FIN DE ROUND EN LA CASA DE AL LADO
TULIO HERNANDEZ
EL NACIONAL
Sin Fajardo en la segunda vuelta, las
elecciones presidenciales colombianas de hoy no serán una competencia de
esperanzas. Han quedado convertidas en un forcejeo entre miedos. Un
duelo de odios acendrados en el tiempo.
Fajardo y su movimiento verde
funcionaba como una especie de fiel de la balanza. Alguien por quien se
podía votar por su oferta electoral. El candidato que concitaba menos
rechazo y no encarnaba grandes miedos. Sin su presencia, no será la
afirmación sino el rechazo el móvil que en última instancia decidirá el
voto final, especialmente el de los 7 millones de colombianos que en la
primera vuelta no votaron por Iván Duque ni por Gustavo Petro.
Muchos, incluso, votarán con el
pañuelo en la nariz. Lo harán por el mal menor. La frase común que se
escucha en las conversaciones en Bogotá recuerdan aquellas cuando Perú
tenía que optar entre Ollanta Humala y Keiko Fujimori. Entre el sida y
el cáncer, decían allí. Entre la peste y el cólera, acá con más juicio
los bogotanos.
El miedo es libre, dice la conseja
popular. Y en Colombia, aún más. Las cuatro grandes fuentes de la
violencia que desde la primera mitad del siglo XX acribillaron el país
han dejado heridas que todavía sangran. Quien no llora una pena por
causa de la guerrilla, lo hace por los paramilitares, por los abusos del
ejército oficial o la crueldad del narcotráfico.
El miedo mejor trabajado en términos
de mercadeo electoral es el que suscita el “castrochavismo”, como se
denomina en Colombia al socialismo del siglo XXI. Los
colombianos viven en carne propia la debacle venezolana. Ese es el
purgatorio del candidato Petro. El fin del mundo. El pasado guerrillero.
El populismo irresponsable de su gestión como alcalde de Bogotá.
En cambio, con el candidato Duque el
odio no es un asunto personal. Es un cheque endosado a la cuenta del ex
presidente Álvaro Uribe Vélez, quien desata furia incontenible, rechazo
visceral y desprecio sin límites entre quienes lo consideran la
encarnación de los siete jinetes del apocalipsis colombiano. Jefe
paramilitar. Agente del narcotráfico. Violador de los derechos humanos.
Artífice de los falsos positivos. Y paremos de contar.
La situación es tan extrema que ambos
miedos pueden estar reunidos en una misma persona. El influyente
columnista Antonio Caballero escribió en la revista Semana,
antes de las elecciones de la primera vuelta: “Aunque se pretenda de
izquierda, Petro tiene un temperamento autoritario, inocultablemente de
derechas, inspirado en el ‘cesarismo democrático’ que inventó un
intelectual venezolano para justificar la larga tiranía de Juan Vicente
Gómez que luego copiaron Hugo Chávez y Nicolás Maduro”.

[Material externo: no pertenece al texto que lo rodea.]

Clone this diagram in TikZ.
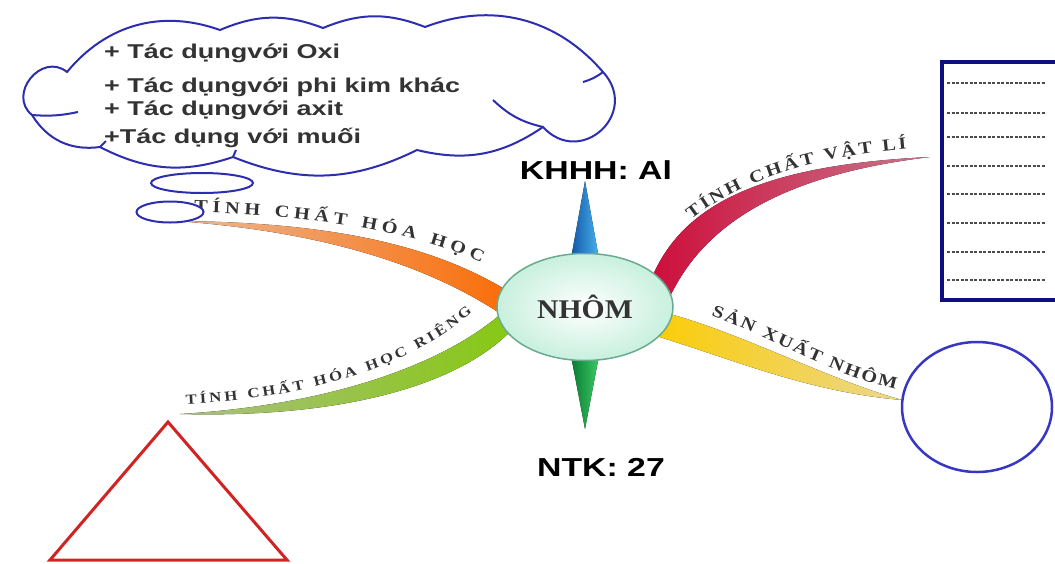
\documentclass[tikz,border=0pt]{standalone}
\usepackage{fontspec}
\setmainfont{Liberation Serif}
\newfontfamily\chuDam[FakeStretch=1.3]{Liberation Sans}
\newfontfamily\chuMay[FakeStretch=1.35]{Liberation Sans}
\newfontfamily\chuGiua[FakeStretch=1.1]{Liberation Serif}
\newfontfamily\chuNhanh[FakeStretch=1.2]{Liberation Serif}
\newcommand\nhanchu{\chuNhanh\bfseries\fontsize{17}{19}\selectfont}
\newcommand\nhanchunho{\chuNhanh\bfseries\fontsize{14}{16}\selectfont}
\usetikzlibrary{shapes.geometric,decorations.text}

\definecolor{xanhmay}{RGB}{45,45,175}
\definecolor{xanhtron}{RGB}{55,55,195}
\definecolor{xanhhop}{RGB}{15,15,130}
\definecolor{dotamgiac}{RGB}{210,35,35}
\definecolor{cam}{RGB}{250,110,10}
\definecolor{camnhat}{RGB}{235,185,150}
\definecolor{luc}{RGB}{135,200,20}
\definecolor{lucnhat}{RGB}{170,190,130}
\definecolor{dotham}{RGB}{205,15,60}
\definecolor{donhat}{RGB}{200,120,140}
\definecolor{vang}{RGB}{250,205,10}
\definecolor{vangnhat}{RGB}{235,215,140}
\definecolor{bacha}{RGB}{200,240,222}
\definecolor{vienla}{RGB}{105,170,145}

\pgfdeclarelayer{nen}
\pgfsetlayers{nen,main}

\begin{document}
\begin{tikzpicture}[x=1pt, y=-1pt,
  vienmay/.style={draw=xanhmay, line width=2},
  bong/.style={ellipse, draw=xanhmay, line width=2, fill=white, inner sep=0},
  dongmay/.style={anchor=west, inner sep=0, text=black!80,
    font=\chuMay\bfseries\fontsize{20}{22}\selectfont},
  chunhanh/.style={decorate, decoration={text along path, text align={fit to path},
    raise=3pt, text color=black!80}},
  gach/.style={line width=1.5, gray!60!black, dash pattern=on 3pt off 1.5pt}]
  \useasboundingbox (0,0) rectangle (1055,563);
  \clip (0,0) rectangle (1055,563);

  % trung tam
  \node[ellipse, minimum width=176, minimum height=107, inner sep=0, outer sep=0,
    draw=vienla, line width=1.5, inner color=white, outer color=bacha,
    font=\chuGiua\bfseries\fontsize{27}{27}\selectfont, text=black!80] (nhom) at (585,307) {NHÔM};

  \coordinate (dauCam) at (176,221);
  \coordinate (dauLuc) at (180,414);
  \coordinate (dauDo) at (930,157);
  \coordinate (dauVang) at (902,400);
  \coordinate (dinhTren) at (585,181);
  \coordinate (dinhDuoi) at (585,429);

  \begin{pgfonlayer}{nen}
    \fill[left color=camnhat, right color=cam] (dauCam) .. controls (330,222) and (430,245) .. (nhom.167)
      -- (nhom.183) .. controls (430,268) and (330,232) .. (dauCam) -- cycle;
    \fill[left color=lucnhat, right color=luc] (dauLuc) .. controls (330,405) and (440,365) .. (nhom.186)
      -- (nhom.199) .. controls (450,390) and (330,418) .. (dauLuc) -- cycle;
    \fill[left color=dotham, right color=donhat] (nhom.26) .. controls (685,205) and (760,165) .. (dauDo)
      .. controls (780,175) and (705,225) .. (nhom.8) -- cycle;
    \fill[left color=vang, right color=vangnhat] (nhom.-5) .. controls (745,335) and (830,380) .. (dauVang)
      .. controls (810,392) and (740,362) .. (nhom.-22) -- cycle;
    \fill[left color={rgb,255:red,20;green,90;blue,170}, right color={rgb,255:red,70;green,175;blue,235}]
      (nhom.104) -- (dinhTren) -- (nhom.76) -- cycle;
    \fill[left color={rgb,255:red,10;green,125;blue,50}, right color={rgb,255:red,60;green,200;blue,100}]
      (nhom.256) -- (dinhDuoi) -- (nhom.284) -- cycle;
  \end{pgfonlayer}

  % nhan tren nhanh
  \path[chunhanh, decoration={text={|\nhanchu|TÍNH CHẤT HÓA HỌC}}]
    (194,215) .. controls (310,218) and (420,235) .. (480,266);
  \path[chunhanh, decoration={text={|\nhanchunho|TÍNH CHẤT HÓA HỌC RIÊNG}}]
    (186,407) .. controls (300,402) and (410,372) .. (474,314);
  \path[chunhanh, decoration={text={|\nhanchu|TÍNH CHẤT VẬT LÍ}}]
    (693,222) .. controls (740,185) and (810,160) .. (907,152);
  \path[chunhanh, decoration={text={|\nhanchu|SẢN XUẤT NHÔM}}]
    (710,318) .. controls (770,340) and (830,378) .. (895,392);

  \node[font=\chuDam\bfseries\fontsize{26}{26}\selectfont] (khhh) at (596,170) {KHHH: Al};
  \node[font=\chuDam\bfseries\fontsize{26}{26}\selectfont] (ntk) at (601,467) {NTK: 27};

  % dam may
  \draw[vienmay, fill=white] (67,72) to[bend left=35] (220,30) to[bend left=22] (323,28)
    to[bend left=22] (425,27) to[bend left=35] (603,72) to[bend left=90, looseness=1.75] (543,127)
    to[bend left=24] (417,150) to[bend left=24] (233,157) to[bend left=23] (100,147)
    to[bend left=33] (32,115) to[bend left=90, looseness=1.5] cycle;
  \draw[vienmay] (32,115) to[bend right=8] (78,112);
  \draw[vienmay] (603,72) to[bend left=10] (583,82);
  \draw[vienmay] (543,127) to[bend left=15] (493,100);
  \draw[vienmay] (233,157) -- (236,150);
  \draw[vienmay] (100,147) -- (106,141);
  \node[bong, minimum width=102, minimum height=20] (bong1) at (202,183) {};
  \node[bong, minimum width=67, minimum height=21] (bong2) at (170,212) {};
  \node[dongmay] (tc1) at (104,53) {+ Tác dụngvới Oxi};
  \node[dongmay] (tc2) at (104,87) {+ Tác dụngvới phi kim khác};
  \node[dongmay] (tc3) at (104,110) {+ Tác dụngvới axit};
  \node[dongmay] (tc4) at (104,138) {+Tác dụng với muối};

  % tam giac, hop, vong tron
  \draw[dotamgiac, line width=3, line join=miter] (dauLuc) ++(-12,8) coordinate (dinh)
    -- (50,560) -- (287,560) -- cycle;
  \node[draw=xanhhop, line width=4, minimum width=130, minimum height=238, inner sep=0,
    anchor=north west] (hop) at (940,60) {};
  \foreach \y in {83,113,137,166,194,223,252,280}
    \draw[gach] (947,\y) -- (1046,\y);
  \node[ellipse, draw=xanhtron, line width=2.5, minimum width=150, minimum height=130,
    inner sep=0] (tron) at (977,407) {};
\end{tikzpicture}
\end{document}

“Pero Uribe es peor”, tituló quince
días después cuando, una vez que Fajardo salió de juego y no le quedaba
más opción, el mismo Caballero le informó a los lectores que aún
manteniendo todo lo malo que había dicho de Petro iba a votar por él.
Porque “No es Duque el que viene, sino Uribe con sus amigos hoy
prófugos… sus narcoparamilitares…con sus expoliadores de tierras…su
necesidad de impunidad judicial…y su obsesión por destruir lo esencial
de los acuerdos de paz”.
Gane quien gane, para Colombia solo
termina un round. Pero el combate entre la continuidad de una estructura
de poder monopolizada por muy pocos, los mismos apellidos desde el
siglo antepasado y las fuerzas que apuestan al cambio, seguirá su
curso. Pero de nueva forma.
Ya las elecciones no se dirimen, como
sostiene el escritor Mario Jursich, entre dos derechas. Ahora se
confrontan, cabeza a cabeza, las dos derechas eternas con dos
izquierdas. Una que, por extrema, no termina de inspirar confianza. Y
otra, de centro, que no termina de afianzar su voluntad de poder para
convertirse en mayoría.
La disminución de la abstención, el
reconocimiento de las elecciones por todos los actores políticos, la
ausencia de actos terroristas durante la jornada electoral, hablan de
una sociedad que comienza a dar síntomas de curación frente a sus
cuatro grandes males: la violencia, la desigualad social, la exclusión
política y el abandono de la Colombia adentro olvidada por el Estado
desde hace más de cien años de soledad.